Extracted data entries:

○ ○ ○ ○ ○ ○ ○

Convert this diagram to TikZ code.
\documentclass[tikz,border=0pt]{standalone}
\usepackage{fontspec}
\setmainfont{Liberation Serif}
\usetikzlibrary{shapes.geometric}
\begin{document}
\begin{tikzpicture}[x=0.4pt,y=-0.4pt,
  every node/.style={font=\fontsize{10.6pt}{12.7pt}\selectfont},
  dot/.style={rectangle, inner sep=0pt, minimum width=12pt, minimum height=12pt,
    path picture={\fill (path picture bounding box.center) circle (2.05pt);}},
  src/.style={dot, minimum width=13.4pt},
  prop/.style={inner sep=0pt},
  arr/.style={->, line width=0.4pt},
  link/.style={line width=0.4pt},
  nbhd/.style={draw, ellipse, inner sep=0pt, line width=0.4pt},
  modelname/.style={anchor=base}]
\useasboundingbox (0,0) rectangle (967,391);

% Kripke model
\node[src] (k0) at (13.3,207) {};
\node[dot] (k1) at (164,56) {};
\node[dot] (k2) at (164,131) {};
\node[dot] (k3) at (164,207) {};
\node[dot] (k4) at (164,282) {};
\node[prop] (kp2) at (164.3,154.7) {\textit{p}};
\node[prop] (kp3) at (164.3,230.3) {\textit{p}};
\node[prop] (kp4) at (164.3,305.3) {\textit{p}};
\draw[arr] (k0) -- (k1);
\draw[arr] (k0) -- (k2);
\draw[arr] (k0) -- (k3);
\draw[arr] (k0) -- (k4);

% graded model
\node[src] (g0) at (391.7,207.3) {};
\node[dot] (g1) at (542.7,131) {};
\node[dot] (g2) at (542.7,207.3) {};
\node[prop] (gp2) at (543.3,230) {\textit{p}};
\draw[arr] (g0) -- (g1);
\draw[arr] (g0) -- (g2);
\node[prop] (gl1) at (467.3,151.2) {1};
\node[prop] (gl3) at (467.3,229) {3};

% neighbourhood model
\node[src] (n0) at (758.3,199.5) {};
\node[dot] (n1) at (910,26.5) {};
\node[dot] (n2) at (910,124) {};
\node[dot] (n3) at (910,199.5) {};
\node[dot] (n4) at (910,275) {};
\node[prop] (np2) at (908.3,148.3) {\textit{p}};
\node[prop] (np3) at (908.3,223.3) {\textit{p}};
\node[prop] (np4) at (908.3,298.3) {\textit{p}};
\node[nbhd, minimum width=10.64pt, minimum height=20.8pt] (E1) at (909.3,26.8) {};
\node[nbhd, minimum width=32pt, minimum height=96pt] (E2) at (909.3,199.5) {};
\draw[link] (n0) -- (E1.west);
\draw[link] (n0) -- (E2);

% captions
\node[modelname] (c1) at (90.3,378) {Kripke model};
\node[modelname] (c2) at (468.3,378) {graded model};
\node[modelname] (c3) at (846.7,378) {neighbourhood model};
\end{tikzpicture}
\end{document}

○ ○ ○ ○ ○ ○ ○

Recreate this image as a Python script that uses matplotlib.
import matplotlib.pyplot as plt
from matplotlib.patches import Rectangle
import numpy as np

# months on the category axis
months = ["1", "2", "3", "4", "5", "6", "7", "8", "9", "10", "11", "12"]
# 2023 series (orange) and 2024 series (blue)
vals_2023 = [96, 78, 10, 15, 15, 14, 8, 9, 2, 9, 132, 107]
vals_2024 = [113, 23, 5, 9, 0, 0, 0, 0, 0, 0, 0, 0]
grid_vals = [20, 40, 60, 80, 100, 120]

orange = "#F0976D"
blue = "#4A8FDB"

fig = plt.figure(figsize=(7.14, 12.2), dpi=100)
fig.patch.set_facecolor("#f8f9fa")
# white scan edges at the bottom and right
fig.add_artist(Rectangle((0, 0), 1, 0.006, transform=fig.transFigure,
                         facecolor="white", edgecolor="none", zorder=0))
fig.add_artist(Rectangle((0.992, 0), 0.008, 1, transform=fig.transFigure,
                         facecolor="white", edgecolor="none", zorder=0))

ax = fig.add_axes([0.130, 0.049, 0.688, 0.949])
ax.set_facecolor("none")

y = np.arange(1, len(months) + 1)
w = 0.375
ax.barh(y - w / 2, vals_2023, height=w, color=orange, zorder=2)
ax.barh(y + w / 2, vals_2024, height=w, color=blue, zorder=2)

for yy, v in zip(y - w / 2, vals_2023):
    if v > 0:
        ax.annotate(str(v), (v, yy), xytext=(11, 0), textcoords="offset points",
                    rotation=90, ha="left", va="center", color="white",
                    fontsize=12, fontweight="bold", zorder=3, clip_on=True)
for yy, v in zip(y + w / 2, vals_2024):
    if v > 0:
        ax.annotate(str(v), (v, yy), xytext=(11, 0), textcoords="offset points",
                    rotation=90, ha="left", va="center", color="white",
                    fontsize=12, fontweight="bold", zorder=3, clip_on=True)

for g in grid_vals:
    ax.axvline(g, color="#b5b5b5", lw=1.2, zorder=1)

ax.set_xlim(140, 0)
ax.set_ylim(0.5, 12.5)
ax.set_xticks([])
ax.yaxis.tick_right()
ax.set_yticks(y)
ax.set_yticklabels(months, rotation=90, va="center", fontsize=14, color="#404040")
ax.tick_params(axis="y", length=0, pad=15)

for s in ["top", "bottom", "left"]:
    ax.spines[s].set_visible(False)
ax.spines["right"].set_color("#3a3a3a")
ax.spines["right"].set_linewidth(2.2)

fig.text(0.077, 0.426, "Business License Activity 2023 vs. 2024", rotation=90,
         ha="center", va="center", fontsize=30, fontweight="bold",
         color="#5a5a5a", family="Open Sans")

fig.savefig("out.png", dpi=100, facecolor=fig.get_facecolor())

○ ○ ○ ○ ○ ○ ○

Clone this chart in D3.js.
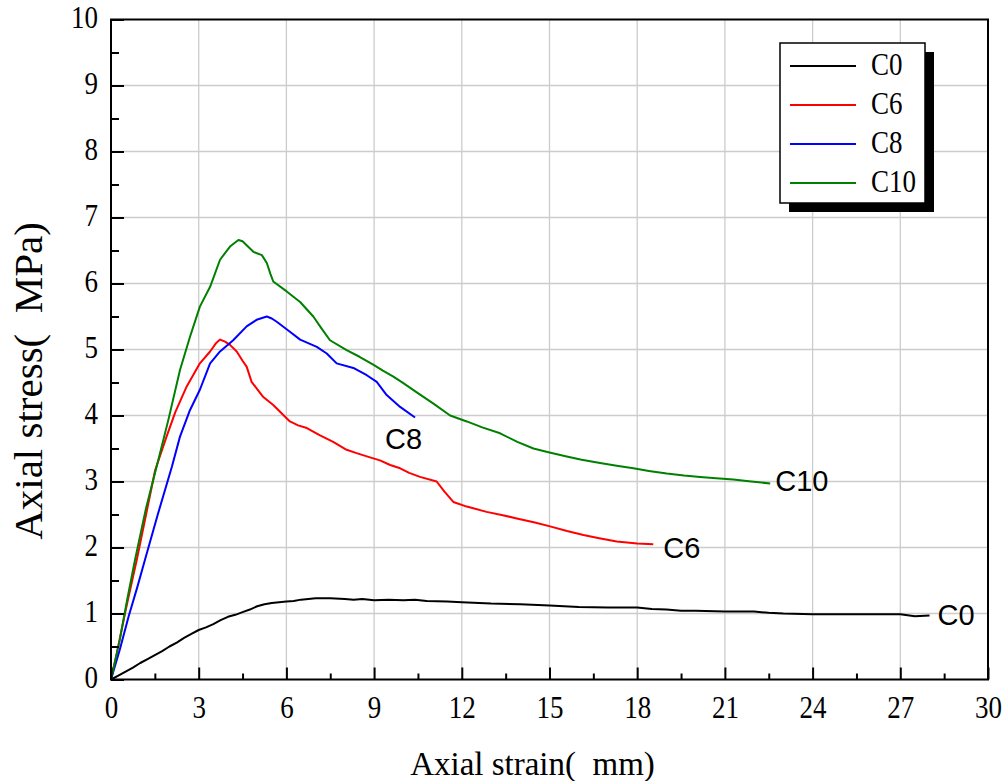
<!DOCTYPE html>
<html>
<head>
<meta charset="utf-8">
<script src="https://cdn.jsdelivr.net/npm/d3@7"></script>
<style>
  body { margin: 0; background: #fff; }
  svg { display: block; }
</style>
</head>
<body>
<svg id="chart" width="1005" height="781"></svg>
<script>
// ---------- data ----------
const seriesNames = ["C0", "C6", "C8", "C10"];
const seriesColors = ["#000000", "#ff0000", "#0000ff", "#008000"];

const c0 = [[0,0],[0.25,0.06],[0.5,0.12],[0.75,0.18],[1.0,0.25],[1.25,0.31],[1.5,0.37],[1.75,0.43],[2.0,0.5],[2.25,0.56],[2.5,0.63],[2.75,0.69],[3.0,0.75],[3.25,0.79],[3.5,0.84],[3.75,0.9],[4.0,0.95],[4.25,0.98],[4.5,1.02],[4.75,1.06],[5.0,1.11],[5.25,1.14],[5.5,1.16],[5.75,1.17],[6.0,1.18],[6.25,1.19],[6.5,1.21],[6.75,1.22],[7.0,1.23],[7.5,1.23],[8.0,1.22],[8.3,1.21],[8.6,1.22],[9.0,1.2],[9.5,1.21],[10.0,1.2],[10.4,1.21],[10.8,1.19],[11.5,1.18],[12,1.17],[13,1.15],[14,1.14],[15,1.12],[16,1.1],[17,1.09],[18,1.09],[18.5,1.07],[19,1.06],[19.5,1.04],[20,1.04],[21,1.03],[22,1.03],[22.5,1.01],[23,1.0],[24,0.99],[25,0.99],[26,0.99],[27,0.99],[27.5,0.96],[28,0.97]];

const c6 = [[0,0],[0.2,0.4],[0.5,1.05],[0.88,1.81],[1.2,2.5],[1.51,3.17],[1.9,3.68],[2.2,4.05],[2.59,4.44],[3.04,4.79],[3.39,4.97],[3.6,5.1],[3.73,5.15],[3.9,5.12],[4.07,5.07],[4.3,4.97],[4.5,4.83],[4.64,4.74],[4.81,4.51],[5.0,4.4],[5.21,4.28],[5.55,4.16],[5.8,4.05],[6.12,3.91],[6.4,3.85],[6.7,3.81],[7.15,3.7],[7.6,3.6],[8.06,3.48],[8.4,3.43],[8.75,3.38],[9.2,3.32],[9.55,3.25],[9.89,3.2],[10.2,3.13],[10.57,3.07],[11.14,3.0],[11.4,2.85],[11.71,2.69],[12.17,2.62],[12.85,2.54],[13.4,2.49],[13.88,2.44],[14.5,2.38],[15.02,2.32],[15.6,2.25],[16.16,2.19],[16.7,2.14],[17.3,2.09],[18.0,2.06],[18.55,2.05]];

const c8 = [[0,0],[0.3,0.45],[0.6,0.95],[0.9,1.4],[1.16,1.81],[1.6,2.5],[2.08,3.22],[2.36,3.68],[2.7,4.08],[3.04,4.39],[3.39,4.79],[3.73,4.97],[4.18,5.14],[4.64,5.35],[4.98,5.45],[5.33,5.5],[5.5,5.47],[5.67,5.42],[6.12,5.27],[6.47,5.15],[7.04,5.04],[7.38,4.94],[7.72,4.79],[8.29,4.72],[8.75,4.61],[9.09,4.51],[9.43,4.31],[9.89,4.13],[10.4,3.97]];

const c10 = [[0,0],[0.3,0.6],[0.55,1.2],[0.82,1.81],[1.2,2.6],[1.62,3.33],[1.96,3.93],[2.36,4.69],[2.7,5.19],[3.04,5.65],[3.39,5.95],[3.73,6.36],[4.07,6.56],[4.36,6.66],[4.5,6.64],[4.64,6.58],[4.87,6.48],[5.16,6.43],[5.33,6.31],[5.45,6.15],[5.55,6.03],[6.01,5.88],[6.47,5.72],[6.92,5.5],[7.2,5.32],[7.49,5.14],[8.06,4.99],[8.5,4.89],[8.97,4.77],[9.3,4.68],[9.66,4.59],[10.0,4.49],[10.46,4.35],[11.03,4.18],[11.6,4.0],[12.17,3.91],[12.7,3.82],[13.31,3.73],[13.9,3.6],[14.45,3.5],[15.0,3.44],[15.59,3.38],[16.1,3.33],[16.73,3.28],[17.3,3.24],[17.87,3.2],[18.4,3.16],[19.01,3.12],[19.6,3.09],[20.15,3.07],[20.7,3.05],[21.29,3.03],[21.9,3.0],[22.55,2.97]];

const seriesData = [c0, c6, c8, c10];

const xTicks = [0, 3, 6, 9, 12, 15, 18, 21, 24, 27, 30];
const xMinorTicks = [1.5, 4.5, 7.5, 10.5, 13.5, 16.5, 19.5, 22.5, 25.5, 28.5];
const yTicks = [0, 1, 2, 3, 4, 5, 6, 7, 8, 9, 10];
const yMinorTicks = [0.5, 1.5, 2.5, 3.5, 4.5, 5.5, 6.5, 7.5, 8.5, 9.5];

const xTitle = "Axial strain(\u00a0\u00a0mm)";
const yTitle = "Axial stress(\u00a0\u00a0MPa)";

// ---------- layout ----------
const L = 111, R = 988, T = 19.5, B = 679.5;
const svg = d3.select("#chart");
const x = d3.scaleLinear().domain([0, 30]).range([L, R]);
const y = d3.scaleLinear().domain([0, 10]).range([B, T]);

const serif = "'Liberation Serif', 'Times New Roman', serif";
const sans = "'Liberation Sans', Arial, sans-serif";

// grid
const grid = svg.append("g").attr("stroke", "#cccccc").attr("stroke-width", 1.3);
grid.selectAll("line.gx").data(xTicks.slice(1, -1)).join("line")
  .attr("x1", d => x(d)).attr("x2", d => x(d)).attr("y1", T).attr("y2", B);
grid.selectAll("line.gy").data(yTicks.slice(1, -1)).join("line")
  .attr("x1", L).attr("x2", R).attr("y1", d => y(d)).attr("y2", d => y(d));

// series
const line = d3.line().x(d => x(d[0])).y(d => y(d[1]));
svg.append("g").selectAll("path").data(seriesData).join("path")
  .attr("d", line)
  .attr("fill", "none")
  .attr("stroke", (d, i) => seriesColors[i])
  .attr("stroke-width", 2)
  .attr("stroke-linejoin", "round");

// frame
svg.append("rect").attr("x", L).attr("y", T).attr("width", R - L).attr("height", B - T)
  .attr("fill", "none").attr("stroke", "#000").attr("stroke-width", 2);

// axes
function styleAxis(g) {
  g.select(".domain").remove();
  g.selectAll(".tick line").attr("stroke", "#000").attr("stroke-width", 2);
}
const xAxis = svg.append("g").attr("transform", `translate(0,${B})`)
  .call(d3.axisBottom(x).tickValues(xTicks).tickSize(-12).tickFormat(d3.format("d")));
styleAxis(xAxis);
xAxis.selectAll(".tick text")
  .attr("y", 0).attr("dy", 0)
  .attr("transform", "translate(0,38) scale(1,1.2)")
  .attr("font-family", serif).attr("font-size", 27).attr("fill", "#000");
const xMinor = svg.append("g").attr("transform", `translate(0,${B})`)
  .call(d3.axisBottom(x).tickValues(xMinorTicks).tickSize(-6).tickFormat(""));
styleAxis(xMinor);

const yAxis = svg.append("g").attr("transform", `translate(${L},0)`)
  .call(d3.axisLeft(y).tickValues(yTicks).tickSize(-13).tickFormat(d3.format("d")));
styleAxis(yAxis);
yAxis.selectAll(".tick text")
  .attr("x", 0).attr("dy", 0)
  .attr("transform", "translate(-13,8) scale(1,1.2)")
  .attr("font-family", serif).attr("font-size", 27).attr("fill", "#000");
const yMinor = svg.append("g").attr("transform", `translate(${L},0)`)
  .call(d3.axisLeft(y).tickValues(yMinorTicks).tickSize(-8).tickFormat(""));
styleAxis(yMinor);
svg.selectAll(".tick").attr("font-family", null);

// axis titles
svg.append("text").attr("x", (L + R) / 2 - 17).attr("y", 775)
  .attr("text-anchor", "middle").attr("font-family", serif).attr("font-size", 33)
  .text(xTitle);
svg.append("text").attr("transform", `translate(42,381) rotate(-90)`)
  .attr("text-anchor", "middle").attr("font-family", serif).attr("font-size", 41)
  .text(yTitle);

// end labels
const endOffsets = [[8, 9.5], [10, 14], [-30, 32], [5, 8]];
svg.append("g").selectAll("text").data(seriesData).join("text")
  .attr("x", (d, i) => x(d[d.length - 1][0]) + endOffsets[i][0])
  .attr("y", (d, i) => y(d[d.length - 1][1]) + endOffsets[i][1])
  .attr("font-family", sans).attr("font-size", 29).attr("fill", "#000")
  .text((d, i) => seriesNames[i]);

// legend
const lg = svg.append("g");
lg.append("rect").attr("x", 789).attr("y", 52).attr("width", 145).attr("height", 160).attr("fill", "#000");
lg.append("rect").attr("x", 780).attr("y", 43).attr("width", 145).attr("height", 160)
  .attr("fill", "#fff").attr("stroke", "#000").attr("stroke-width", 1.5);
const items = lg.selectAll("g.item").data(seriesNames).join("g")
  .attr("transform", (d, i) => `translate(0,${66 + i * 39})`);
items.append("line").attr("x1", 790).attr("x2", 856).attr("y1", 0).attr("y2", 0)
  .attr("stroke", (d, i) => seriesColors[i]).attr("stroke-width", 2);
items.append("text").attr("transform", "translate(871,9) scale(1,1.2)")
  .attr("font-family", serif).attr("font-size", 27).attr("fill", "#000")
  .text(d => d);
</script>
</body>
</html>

○ ○ ○ ○ ○ ○ ○

WHAT IS REQUIRED ▸
Transcribe nothing but the lines from the line with "Convert this diagram to TikZ code." through the line with "(0,0) rectangle (967,391);", reproducing each exactly.

RESPONSE BELOW ▸
Convert this diagram to TikZ code.
\documentclass[tikz,border=0pt]{standalone}
\usepackage{fontspec}
\setmainfont{Liberation Serif}
\usetikzlibrary{shapes.geometric}
\begin{document}
\begin{tikzpicture}[x=0.4pt,y=-0.4pt,
  every node/.style={font=\fontsize{10.6pt}{12.7pt}\selectfont},
  dot/.style={rectangle, inner sep=0pt, minimum width=12pt, minimum height=12pt,
    path picture={\fill (path picture bounding box.center) circle (2.05pt);}},
  src/.style={dot, minimum width=13.4pt},
  prop/.style={inner sep=0pt},
  arr/.style={->, line width=0.4pt},
  link/.style={line width=0.4pt},
  nbhd/.style={draw, ellipse, inner sep=0pt, line width=0.4pt},
  modelname/.style={anchor=base}]
\useasboundingbox (0,0) rectangle (967,391);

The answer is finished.